François Simard est du genre tenace. Cet entrepreneur a investi 200 000$ de son propre argent et a consacré près de trois ans de sa vie à la commercialisation d'uniformes antimicrobiens destinés principalement au secteur de la santé. Malgré la qualité et la pertinence de son produit, son entreprise tire encore le diable par la queue. Mais le président de Protec-Style vient de s'associer avec un fabricant et distributeur québécois d'uniformes de travail qui, espère-t-il, va lui servir de bougie d'allumage.

«Je dois être trop en avance sur mon temps. Les gens trouvent important de se laver les mains et de se mettre un masque sur la bouche. Mais ça ne représente que 10% du corps. Porter des vêtements qui tuent les bactéries, ça n'intéresse personne. Pourtant, le tissu est un excellent vecteur de propagation», lance d'emblée François Simard.

Les récents épisodes d'éclosion du SRAS, de la grippe A (H1N1) et autres C. difficile ont fortement ébranlé la population. Résultat: on trouve des distributrices de savon antimicrobien ou de gel antiseptique non seulement dans chaque recoin des hôpitaux, mais aussi dans les commerces et les immeubles publics. Alors pourquoi les professionnels de la santé, tous secteurs confondus, ne portent-ils pas des vêtements qui tuent les microbes? demande François Simard.

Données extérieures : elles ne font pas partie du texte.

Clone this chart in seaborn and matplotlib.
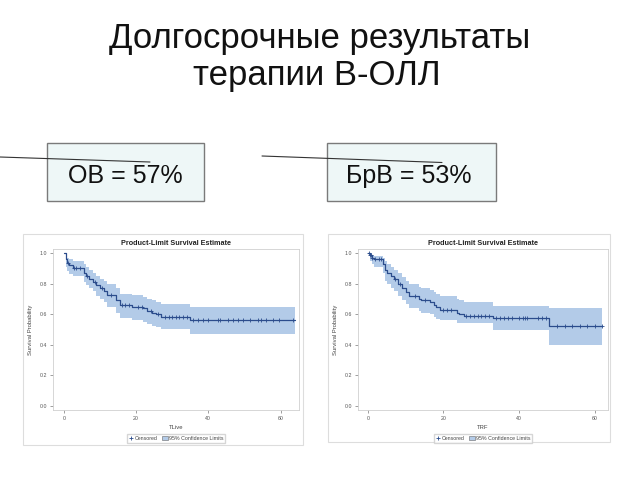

Ingénieur chimiste de formation, M. Simard a été vice-président recherche et développement chez Stedfast. C'est pour le compte de cette entreprise de Granby, spécialisée dans les tissus-barrières (feu, chaleur, produits chimiques, balistique, etc.), qu'il aidé à la conception de la formule antimicrobienne Aviscen, dont il a acheté les droits en 2008.

Il est donc détenteur, dit-il, d'une formule chimique performante, de même que de son procédé d'application sur le textile. «Il existe des formules antimicrobiennes sur le marché, mais elles ne sont pas aussi performantes que la mienne, qui résiste à 100 lavages. Mon produit est à base d'eau et ne contient aucune composante métallique», explique M. Simard.

L'homme d'affaires a donc entre les mains, croit-il, une petite mine d'or. Le hic, c'est que personne ne le prend encore au sérieux, si ce n'est quelques bureaux de dentistes de la région montréalaise. Qui plus est, les banques refusent de lui prêter de l'argent.

«J'ai participé à des foires commerciales à Montréal et à Toronto (et donc dépensé des dizaines de milliers de dollars, NDLR). J'ai tout d'abord visé le secteur de l'hygiène buccale. Les associations professionnelles étaient intéressées, mais pas leurs membres», déplore François Simard.

Jusqu'à tout récemment, l'entrepreneur faisait fabriquer ses vêtements en petite quantité par un sous-traitant québécois. Pour ce qui est d'appliquer la formule antimicrobienne sur le textile, principalement du polyester, François Simard continue de faire appel à une entreprise québécoise qui travaille dans le textile. Il n'y a que le polyester, importé de Chine pour des raisons de prix et de disponibilité, qui n'est pas made in Québec.

Partenariat

En mars dernier, M. Simard a signé une entente de partenariat avec Uniformes ML de Saint-Jean-sur-Richelieu. Cette PME de 10 employés, propriété de la famille De Bien, fabrique ses propres produits et les distribue dans une vingtaine de boutiques spécialisées aux quatre coins du Québec.

François Simard croit avoir trouvé le bon partenaire qui lui permettra enfin d'envahir le marché des uniformes de travail destinés aux secteurs de la santé, de l'hôtellerie, etc., lesquels sont évalués, dit-il, à plusieurs millions de dollars au Québec seulement. Les uniformes antimicrobiens de Protec-Style se vendent de 55$ à 100$.

Comme les ventes de sa PME stagnent, François Simard doit continuer à travailler comme chimiste dans le secteur du textile. Ces temps-ci, il agit principalement à titre de consultant.

L'idée de se lancer en affaires est venue à François Simard le jour où sa fille, infirmière affectée aux urgences, est rentrée du travail avec son uniforme sur le dos. «Les tissus retiennent les microbes et les organismes pathogènes plus longtemps qu'on le croit. Je me suis dit qu'il fallait s'attaquer à ce problème», explique l'homme d'affaires qui, après le marché québécois, veut élargir sa présence dans le reste du Canada.